What surprised me most about the report (as a non-driver who’s constantly being tsk-tsked by drivers about how I should “try driving to the Eastside at rush hour”) was how little time it takes to get from Seattle to the Eastside, and vice versa: 24 minutes from Seattle to Issaquah, 33 minutes from Seattle to Redmond, 25 minutes from Seattle to Bellevue. (Remember, these are rush-hour averages; daily averages are presumably much lower.) Look, I know it makes people mad to be stuck in their cars. But come on: Whining about a 20-minute commute is like bitching when Starbucks takes five minutes to make your latte instead of three. Yes, it’s time wasted, but not that much—especially when compared to the nightmare commutes faced by drivers in places like Houston, where roads are plentiful and mass transit scarce.

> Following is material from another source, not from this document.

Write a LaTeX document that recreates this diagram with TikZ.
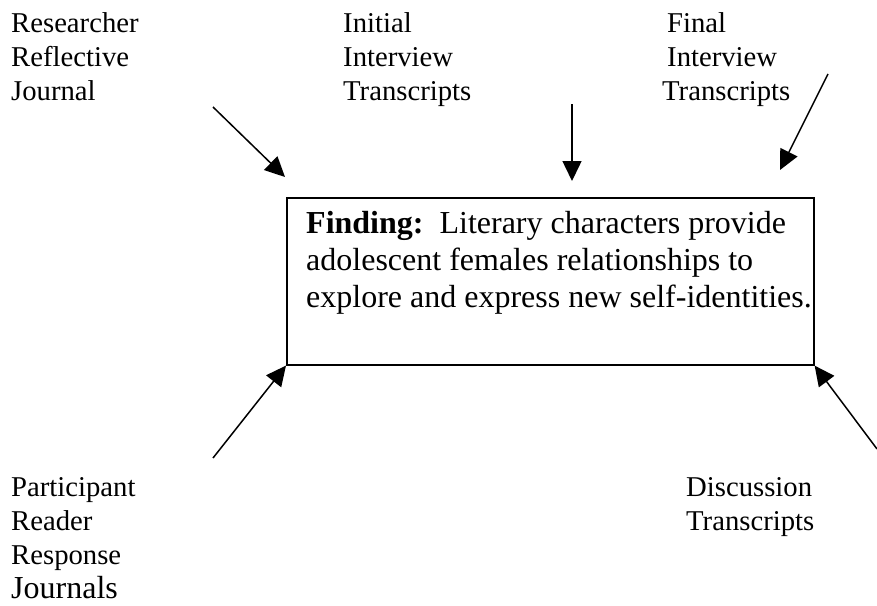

What the study really illustrates, I think, is that we can’t build our way out of congestion (see, again, Houston); and yet things aren’t bad enough yet to force us to change our car-loving ways. As long as it’s easier to drive alone than carpool or take mass transit, people will drive alone—and mass transit won’t get built. This is the paradox Seattle finds itself in: traffic bad enough to make people bitch and moan, but not bad enough to convince us to invest in real mass transit that will get people out of their cars.